“We’re havin’ such a good time together and it’s only just begun… my heart’s never smiled so hard, baby… lovin’ you is fun.” – Easton Corbin, from the song ‘Lovin’ You is Fun’
I’m smiling from ear to ear as I write this post because I’m sitting here thinking about all the things I could have possibly done to deserve the amazing man I have. I still haven’t quite figured it out, but whatever it was, I’m glad as hell that I did it. If you’re reading this thinking “Oh dear… here comes another sappy love post,” well, you’re damn right! I’m ecstatic. I’m running around singing country tunes, dancing in my underwear, shouting from the tallest mountain I can find, “No, you hang up first”, straight up happy.
My friends who have seen me lately are scratching their heads because they’ve never seen me so girly. They’ve never seen me blush so much or smile so big whenever I talk about him. They see a spring in my step that wasn’t there before. They see a light inside me that shines brighter when I’m with him. I’ve always been Rachael, but it seems that he brings out the best in me. If there is anyone out there who I feel totally whole with, it’s him.
When we first met in November 2011 at my friend Hannah’s birthday party, he and I noticed each other right away. However, due to our circumstances at the time we couldn’t say anything. We just had a blast together. Unbeknownst to either one of us, we never forgot about each other nor did we know what would happen six months down the road.
In May of 2012, I was getting ready to take myself on a date. I wrote a status on my Facebook page asking if anyone would care to join me for dinner and if so, they needed to respond in 20 minutes. He was the only one to respond. We went to Watercourse (of the BEST vegetarian restaurants in Denver) and again, had a blast.
We hung out a couple days later at a beer tasting that he had invited me to. As usual, hours of fun ensued and by the time we left the event, we were holding hands. It just naturally happened and I was pleasantly surprised. I had not expected it.
The butterflies started fluttering their wings in my tummy and for the first time in two years, I felt completely at ease with someone.
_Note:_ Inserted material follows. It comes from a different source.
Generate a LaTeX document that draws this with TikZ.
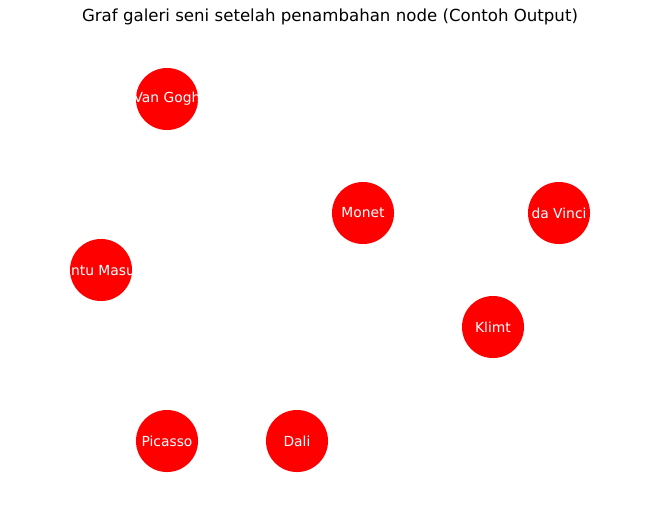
\documentclass[tikz,border=0pt]{standalone}
\usepackage{fontspec}
\setmainfont{DejaVu Sans}

\begin{document}
\begin{tikzpicture}[x=0.01in,y=-0.01in,
  room/.style={circle,fill=red,minimum size=0.62in,inner sep=0pt},
  roomtext/.style={text=white,inner sep=0pt,font=\fontsize{10}{12}\selectfont}]
\useasboundingbox (0,0) rectangle (660,520);

 \node[font=\fontsize{12}{14}\selectfont] (title) at (330,17) {Graf galeri seni setelah penambahan node (Contoh Output)};

 \node[room] (vangogh) at (167,99) {};
 \node[room] (monet) at (363,213) {};
 \node[room] (davinci) at (559,213) {};
 \node[room] (pintu) at (101,270) {};
 \node[room] (klimt) at (493,327) {};
 \node[room] (picasso) at (167,441) {};
 \node[room] (dali) at (297,441) {};

 \node[roomtext] at (vangogh) {Van Gogh};
 \node[roomtext] at (monet) {Monet};
 \node[roomtext] at (davinci) {da Vinci};
 \node[roomtext] at (pintu) {Pintu Masuk};
 \node[roomtext] at (klimt) {Klimt};
 \node[roomtext] at (picasso) {Picasso};
 \node[roomtext] at (dali) {Dali};

\end{tikzpicture}
\end{document}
Although it’s only been a couple months since we started hanging out, I feel completely content. We decided that we wanted to be together in June and I whole heartedly believe that that was the best decision I could have made.
He gets me. I can be stupid around him. He makes me feel beautiful. I make him laugh. We talk… and I mean really talk… about everything. It’s like Christmas every time I get to see him. We joke around. We cook delicious food together. He kisses my forehead and cuddles me when I’m feeling sad. I push him to be a better person. For all those reasons and more, we fit.
If there was anyone that I could so easily give my heart to and trust to take care of it, it’s Dylan. In such a short time, he’s made me see why it never worked out with anyone else. It was natural to fall in love with him and I could not be more grateful. Once again… I have no idea what the hell I did to deserve him, but whatever it was, I’m so beyond glad that I did it.